#### RECORD EXCERPTS:
— BEGIN —

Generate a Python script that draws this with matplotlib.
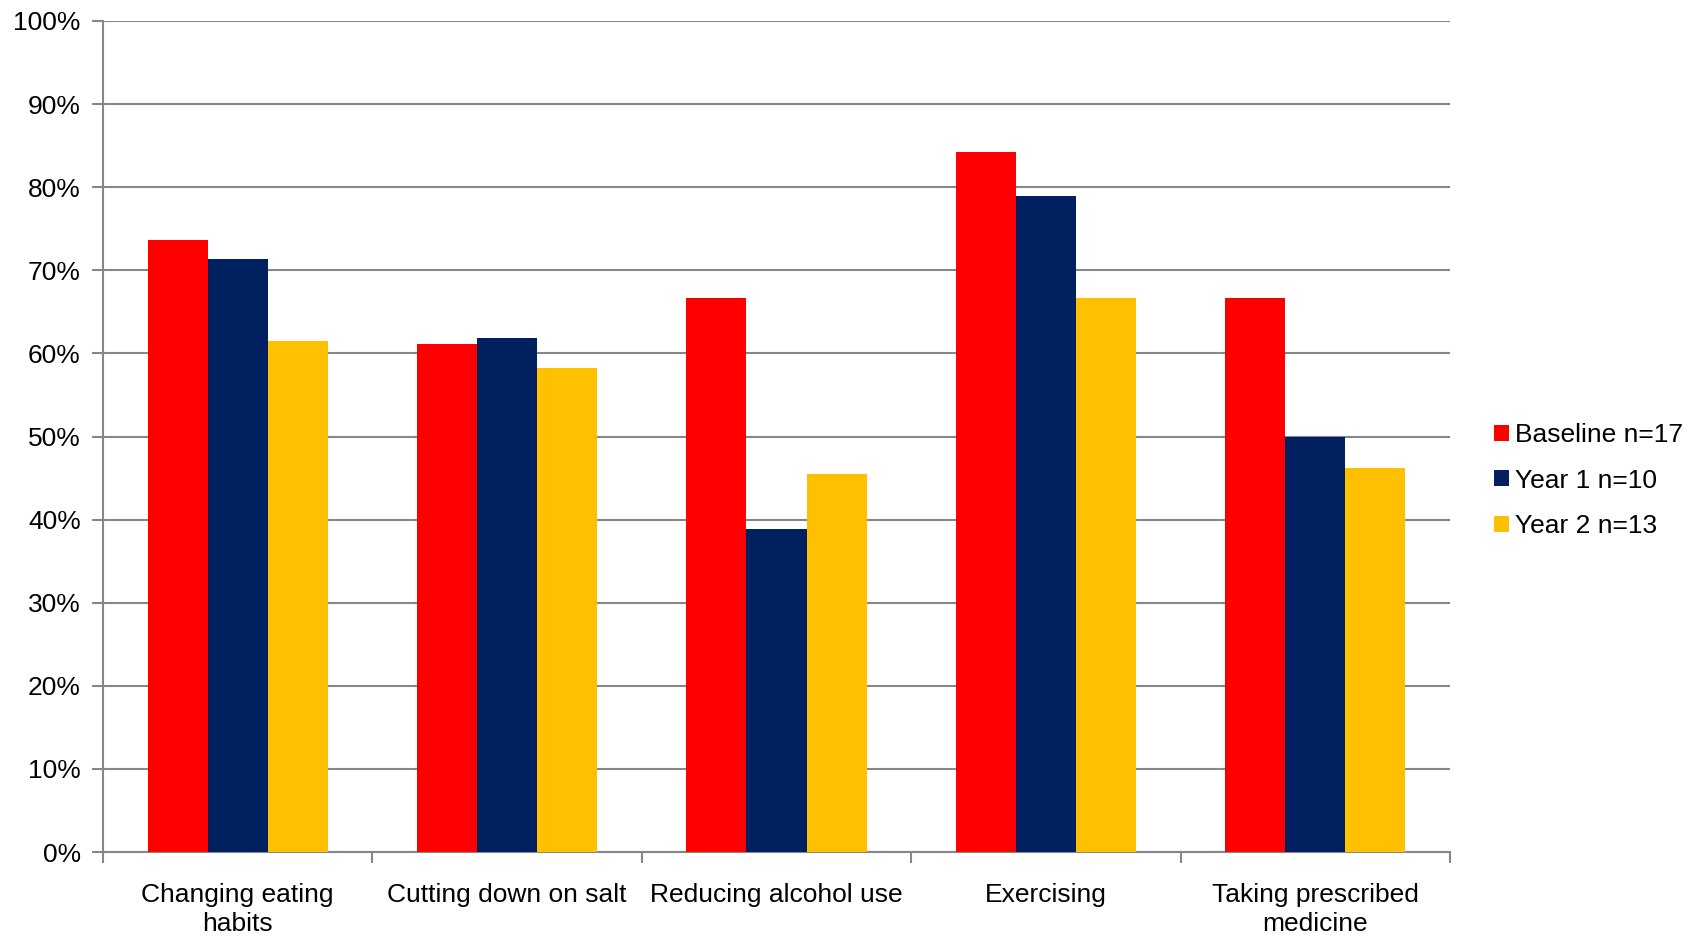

— END —
— BEGIN —

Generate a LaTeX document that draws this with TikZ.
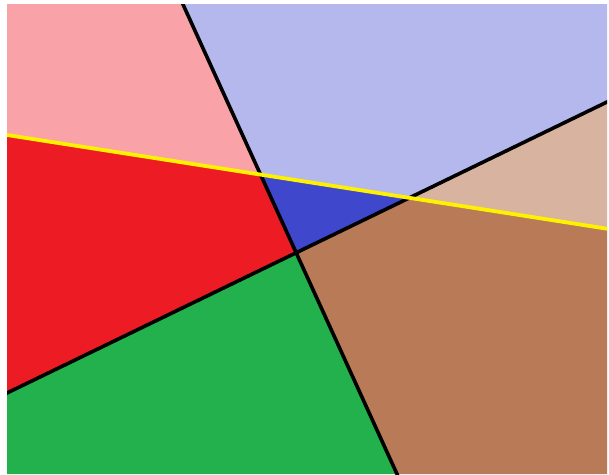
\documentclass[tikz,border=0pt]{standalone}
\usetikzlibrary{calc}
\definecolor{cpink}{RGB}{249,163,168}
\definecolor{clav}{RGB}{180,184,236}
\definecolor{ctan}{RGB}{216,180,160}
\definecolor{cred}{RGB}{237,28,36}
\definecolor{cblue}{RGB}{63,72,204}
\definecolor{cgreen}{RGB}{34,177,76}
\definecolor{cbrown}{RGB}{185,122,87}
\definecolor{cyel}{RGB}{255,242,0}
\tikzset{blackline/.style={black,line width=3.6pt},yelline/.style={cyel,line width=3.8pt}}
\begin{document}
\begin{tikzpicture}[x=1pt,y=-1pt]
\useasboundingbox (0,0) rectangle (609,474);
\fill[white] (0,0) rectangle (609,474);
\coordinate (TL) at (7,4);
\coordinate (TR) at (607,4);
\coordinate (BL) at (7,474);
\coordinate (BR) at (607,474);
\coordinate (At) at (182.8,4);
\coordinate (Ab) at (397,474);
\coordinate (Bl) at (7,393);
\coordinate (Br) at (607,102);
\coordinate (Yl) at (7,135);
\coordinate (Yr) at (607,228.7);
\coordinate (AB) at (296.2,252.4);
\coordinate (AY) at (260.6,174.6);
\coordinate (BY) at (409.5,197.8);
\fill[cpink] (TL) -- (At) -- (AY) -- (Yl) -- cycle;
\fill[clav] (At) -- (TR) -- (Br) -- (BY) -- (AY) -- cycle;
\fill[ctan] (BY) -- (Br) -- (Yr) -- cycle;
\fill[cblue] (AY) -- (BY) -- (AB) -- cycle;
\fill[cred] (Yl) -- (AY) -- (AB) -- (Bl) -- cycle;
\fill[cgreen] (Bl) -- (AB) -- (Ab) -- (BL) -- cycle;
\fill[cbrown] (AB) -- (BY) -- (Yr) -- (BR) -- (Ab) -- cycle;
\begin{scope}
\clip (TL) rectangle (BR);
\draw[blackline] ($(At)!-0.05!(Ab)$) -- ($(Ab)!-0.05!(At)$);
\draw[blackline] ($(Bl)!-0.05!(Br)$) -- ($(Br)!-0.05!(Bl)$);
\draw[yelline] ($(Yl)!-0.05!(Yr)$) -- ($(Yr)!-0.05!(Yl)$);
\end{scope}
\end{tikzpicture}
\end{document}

— END —

#### EXERCISE:
Collect, from the material above, every line containing the word "that".

#### SOLUTION FOR THIS PROBLEM:
Generate a Python script that draws this with matplotlib.
Generate a LaTeX document that draws this with TikZ.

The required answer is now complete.